── DATA EXCERPTS ──

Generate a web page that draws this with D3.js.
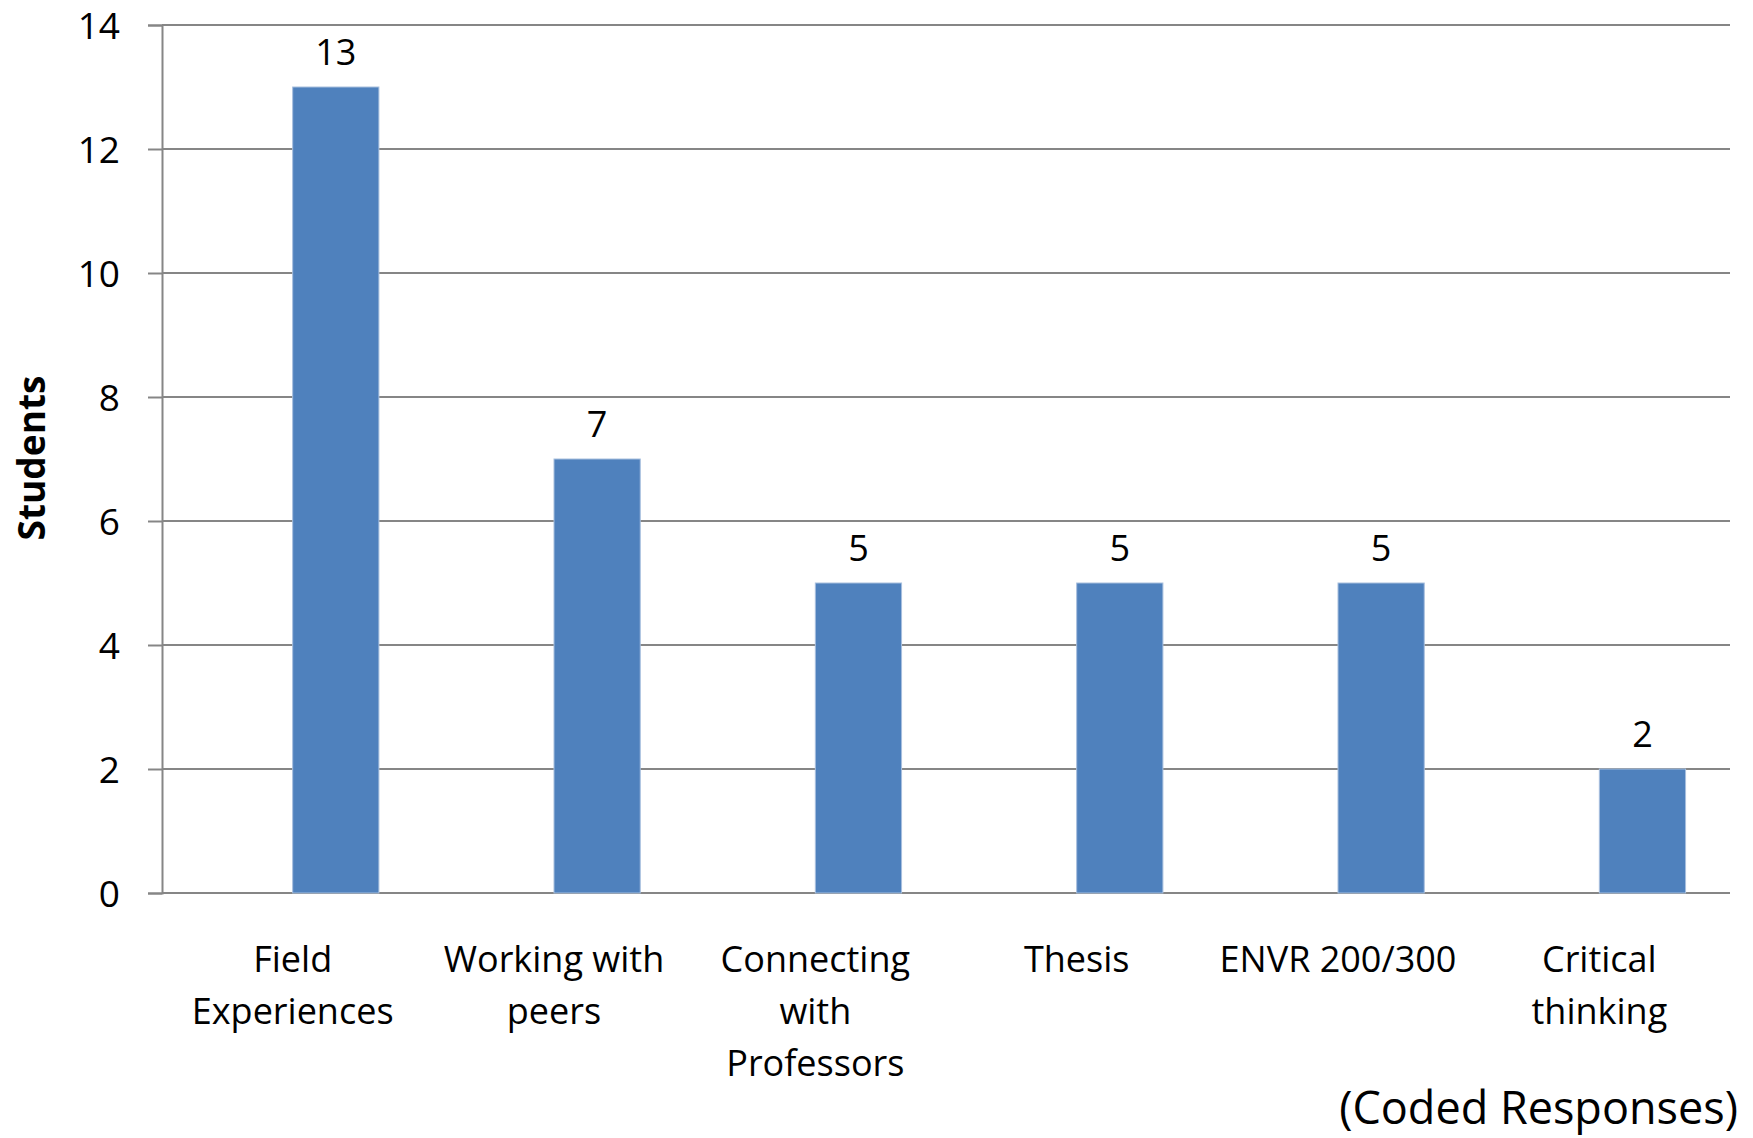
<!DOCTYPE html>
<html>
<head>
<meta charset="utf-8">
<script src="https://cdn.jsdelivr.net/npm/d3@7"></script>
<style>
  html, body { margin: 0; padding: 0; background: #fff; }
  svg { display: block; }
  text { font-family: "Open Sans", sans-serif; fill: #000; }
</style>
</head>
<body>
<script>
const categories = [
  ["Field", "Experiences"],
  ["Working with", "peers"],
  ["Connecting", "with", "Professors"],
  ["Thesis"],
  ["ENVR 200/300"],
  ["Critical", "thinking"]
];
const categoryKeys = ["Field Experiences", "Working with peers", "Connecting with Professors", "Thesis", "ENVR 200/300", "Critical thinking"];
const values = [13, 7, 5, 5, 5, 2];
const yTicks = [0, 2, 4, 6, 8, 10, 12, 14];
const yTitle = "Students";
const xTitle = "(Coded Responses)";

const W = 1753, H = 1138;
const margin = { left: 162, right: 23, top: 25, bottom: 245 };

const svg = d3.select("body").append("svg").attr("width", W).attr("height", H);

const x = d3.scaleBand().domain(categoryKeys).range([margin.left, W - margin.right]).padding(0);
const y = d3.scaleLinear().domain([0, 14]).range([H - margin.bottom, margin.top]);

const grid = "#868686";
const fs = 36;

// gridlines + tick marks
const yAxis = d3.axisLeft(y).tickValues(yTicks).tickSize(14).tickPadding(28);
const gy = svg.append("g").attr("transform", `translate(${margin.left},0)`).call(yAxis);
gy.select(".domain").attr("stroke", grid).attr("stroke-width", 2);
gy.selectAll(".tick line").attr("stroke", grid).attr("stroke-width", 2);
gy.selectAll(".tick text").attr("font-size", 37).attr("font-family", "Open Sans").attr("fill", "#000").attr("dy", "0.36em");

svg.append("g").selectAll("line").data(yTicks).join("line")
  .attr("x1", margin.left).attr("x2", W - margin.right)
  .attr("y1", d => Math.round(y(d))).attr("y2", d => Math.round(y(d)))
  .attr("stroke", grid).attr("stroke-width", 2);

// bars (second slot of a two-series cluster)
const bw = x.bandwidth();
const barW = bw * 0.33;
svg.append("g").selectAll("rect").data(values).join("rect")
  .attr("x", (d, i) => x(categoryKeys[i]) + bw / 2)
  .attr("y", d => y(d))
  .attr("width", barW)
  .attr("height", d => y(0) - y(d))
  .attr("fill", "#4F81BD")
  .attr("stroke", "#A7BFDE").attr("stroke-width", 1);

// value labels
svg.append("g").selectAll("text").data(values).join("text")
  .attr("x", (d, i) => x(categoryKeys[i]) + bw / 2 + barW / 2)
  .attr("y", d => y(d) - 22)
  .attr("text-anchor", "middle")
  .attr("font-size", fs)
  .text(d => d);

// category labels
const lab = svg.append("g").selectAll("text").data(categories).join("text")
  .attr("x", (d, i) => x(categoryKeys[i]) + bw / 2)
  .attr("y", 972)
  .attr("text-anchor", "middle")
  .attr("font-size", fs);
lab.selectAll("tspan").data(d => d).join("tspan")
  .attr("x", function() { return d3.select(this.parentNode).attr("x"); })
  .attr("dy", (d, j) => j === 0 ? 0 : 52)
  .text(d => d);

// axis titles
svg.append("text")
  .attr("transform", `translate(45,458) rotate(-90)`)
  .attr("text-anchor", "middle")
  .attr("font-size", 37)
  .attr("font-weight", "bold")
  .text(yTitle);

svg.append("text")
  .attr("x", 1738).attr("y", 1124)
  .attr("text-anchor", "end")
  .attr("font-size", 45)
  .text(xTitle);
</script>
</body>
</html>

───
── DATA EXCERPTS ──

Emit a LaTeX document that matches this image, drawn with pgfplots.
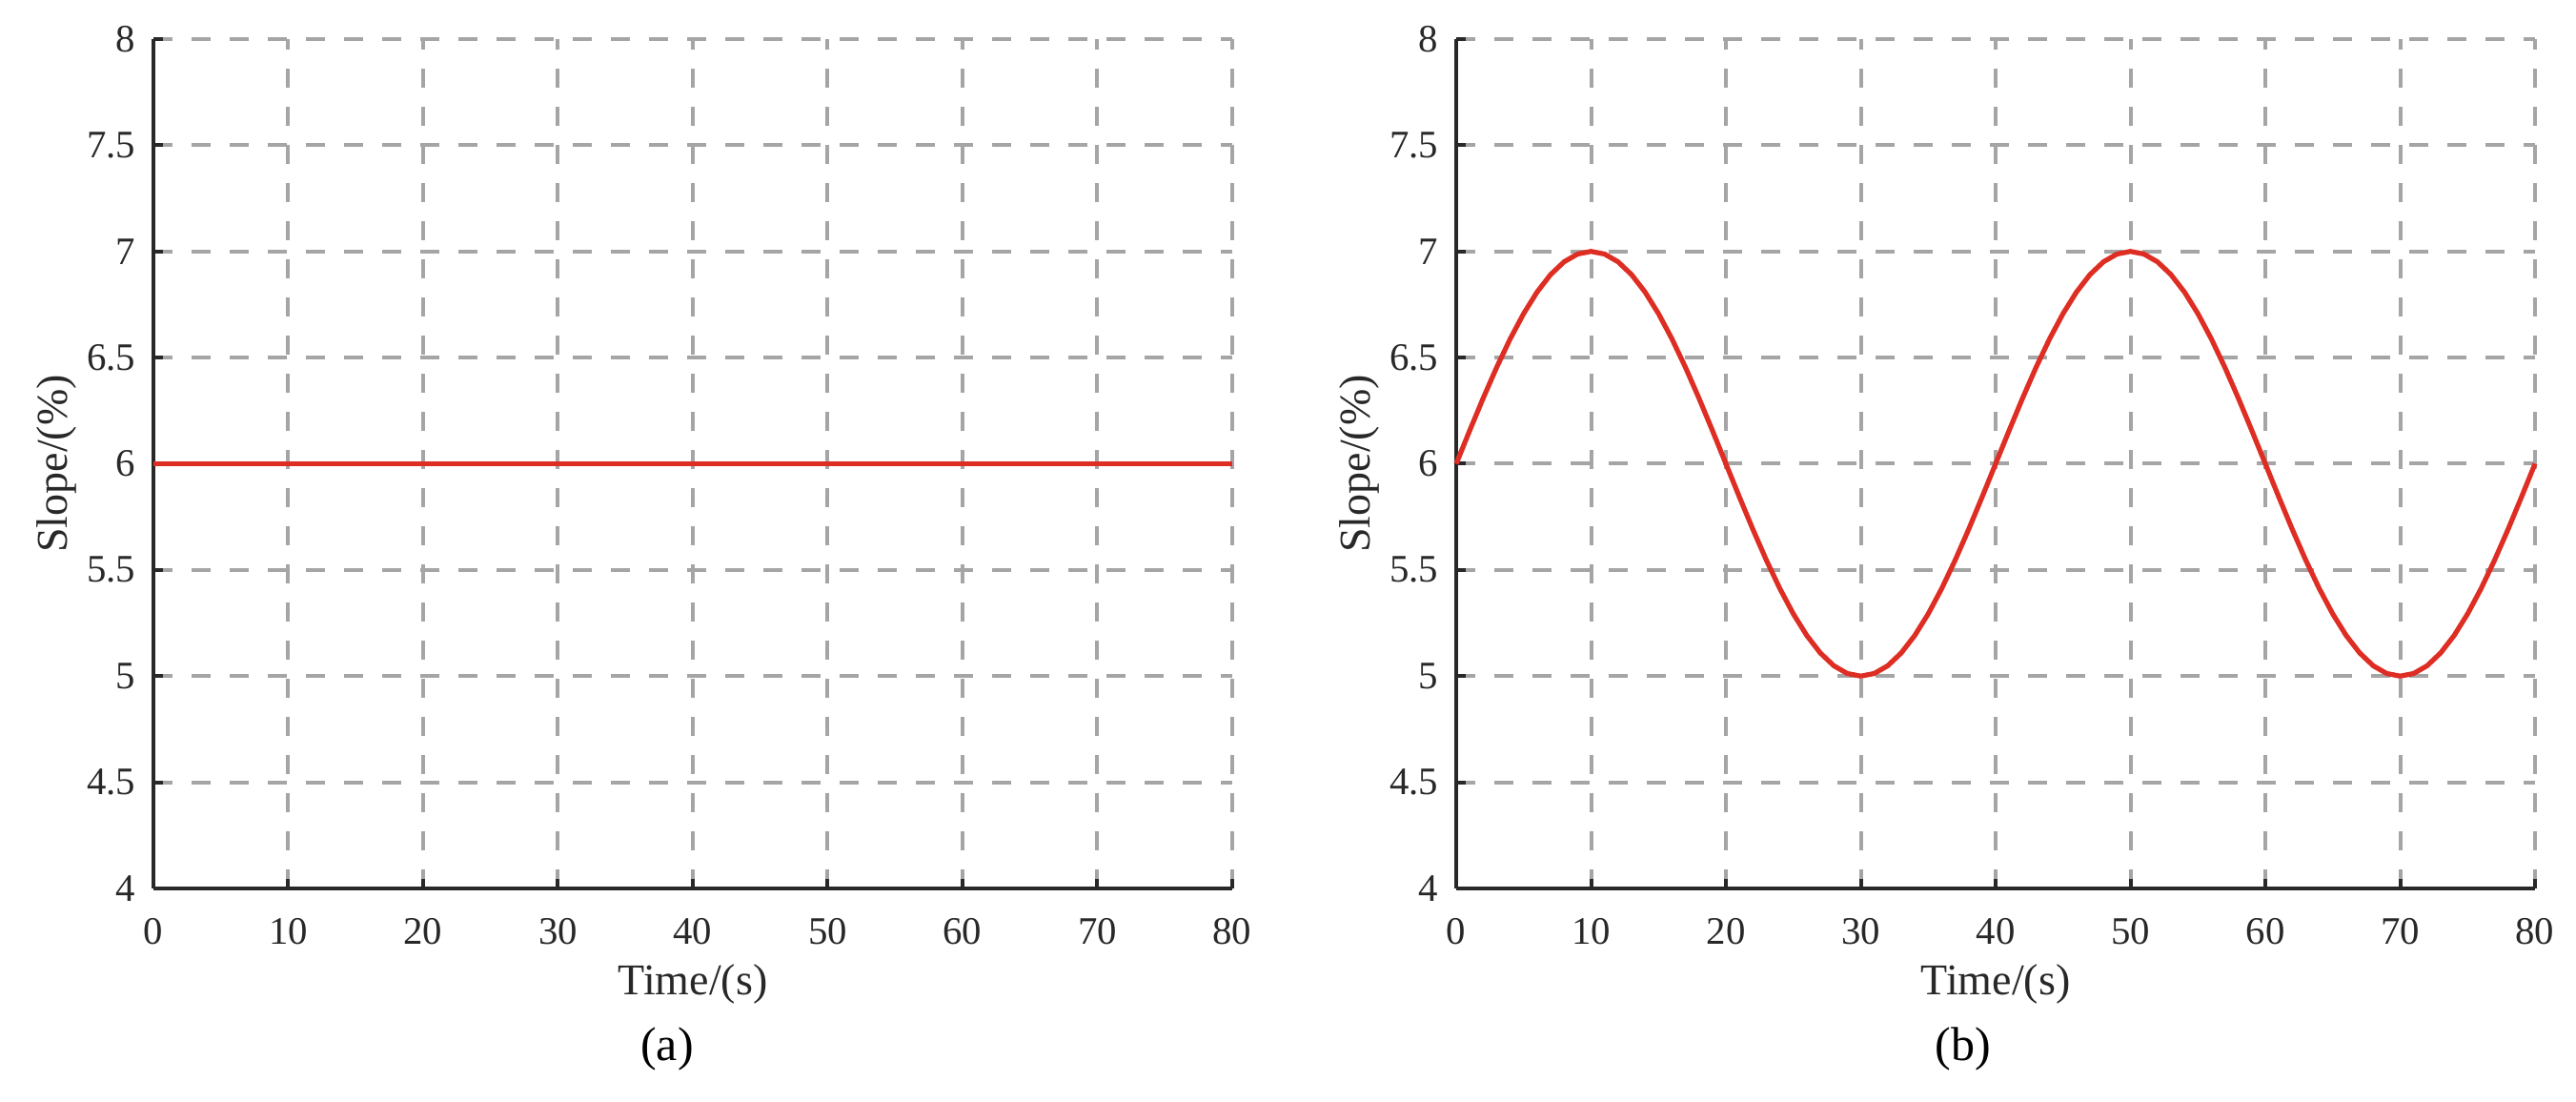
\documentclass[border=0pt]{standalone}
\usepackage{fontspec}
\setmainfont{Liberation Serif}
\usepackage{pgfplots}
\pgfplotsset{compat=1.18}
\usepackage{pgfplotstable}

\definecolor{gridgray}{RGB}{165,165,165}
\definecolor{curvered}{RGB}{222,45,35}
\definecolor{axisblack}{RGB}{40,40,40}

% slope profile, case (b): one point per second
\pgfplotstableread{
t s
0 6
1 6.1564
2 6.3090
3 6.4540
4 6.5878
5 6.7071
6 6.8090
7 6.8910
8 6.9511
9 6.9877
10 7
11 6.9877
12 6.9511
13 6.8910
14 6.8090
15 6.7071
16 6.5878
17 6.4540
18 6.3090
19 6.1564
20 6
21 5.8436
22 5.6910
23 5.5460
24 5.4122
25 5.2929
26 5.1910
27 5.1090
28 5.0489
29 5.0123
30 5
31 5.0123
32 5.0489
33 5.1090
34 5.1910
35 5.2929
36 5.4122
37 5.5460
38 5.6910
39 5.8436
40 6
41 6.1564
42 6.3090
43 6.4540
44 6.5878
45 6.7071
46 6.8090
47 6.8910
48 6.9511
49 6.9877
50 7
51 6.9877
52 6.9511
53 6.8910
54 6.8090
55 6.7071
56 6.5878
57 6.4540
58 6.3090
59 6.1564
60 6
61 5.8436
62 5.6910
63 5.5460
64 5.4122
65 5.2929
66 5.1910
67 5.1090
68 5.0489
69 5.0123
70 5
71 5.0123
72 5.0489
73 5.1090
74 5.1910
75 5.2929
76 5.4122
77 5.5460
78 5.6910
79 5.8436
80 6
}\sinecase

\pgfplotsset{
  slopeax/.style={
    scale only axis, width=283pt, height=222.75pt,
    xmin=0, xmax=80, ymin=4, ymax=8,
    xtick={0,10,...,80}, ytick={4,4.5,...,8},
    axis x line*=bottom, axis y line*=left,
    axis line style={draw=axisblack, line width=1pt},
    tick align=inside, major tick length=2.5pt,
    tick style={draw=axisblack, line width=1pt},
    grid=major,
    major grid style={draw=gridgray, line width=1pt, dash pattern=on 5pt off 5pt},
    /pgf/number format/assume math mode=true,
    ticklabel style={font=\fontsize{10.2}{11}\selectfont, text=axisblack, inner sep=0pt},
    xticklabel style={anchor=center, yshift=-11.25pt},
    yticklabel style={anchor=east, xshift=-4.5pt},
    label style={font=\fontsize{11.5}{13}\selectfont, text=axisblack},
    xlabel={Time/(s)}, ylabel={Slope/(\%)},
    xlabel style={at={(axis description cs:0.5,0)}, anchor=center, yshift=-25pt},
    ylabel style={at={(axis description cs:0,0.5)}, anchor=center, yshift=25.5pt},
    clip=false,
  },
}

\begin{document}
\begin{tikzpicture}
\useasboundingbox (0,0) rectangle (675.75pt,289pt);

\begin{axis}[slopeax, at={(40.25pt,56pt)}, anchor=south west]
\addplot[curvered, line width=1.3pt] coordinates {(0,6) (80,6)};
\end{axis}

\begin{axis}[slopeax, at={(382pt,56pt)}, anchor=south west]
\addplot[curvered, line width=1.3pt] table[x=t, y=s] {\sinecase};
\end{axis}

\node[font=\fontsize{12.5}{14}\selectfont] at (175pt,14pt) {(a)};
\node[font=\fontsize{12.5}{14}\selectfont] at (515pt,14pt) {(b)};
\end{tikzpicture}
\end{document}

───

- DIRECTIVE -
Search the preceding listing for "that" and extract every line where it is found.

- FULL RESPONSE -
Generate a web page that draws this with D3.js.
Emit a LaTeX document that matches this image, drawn with pgfplots.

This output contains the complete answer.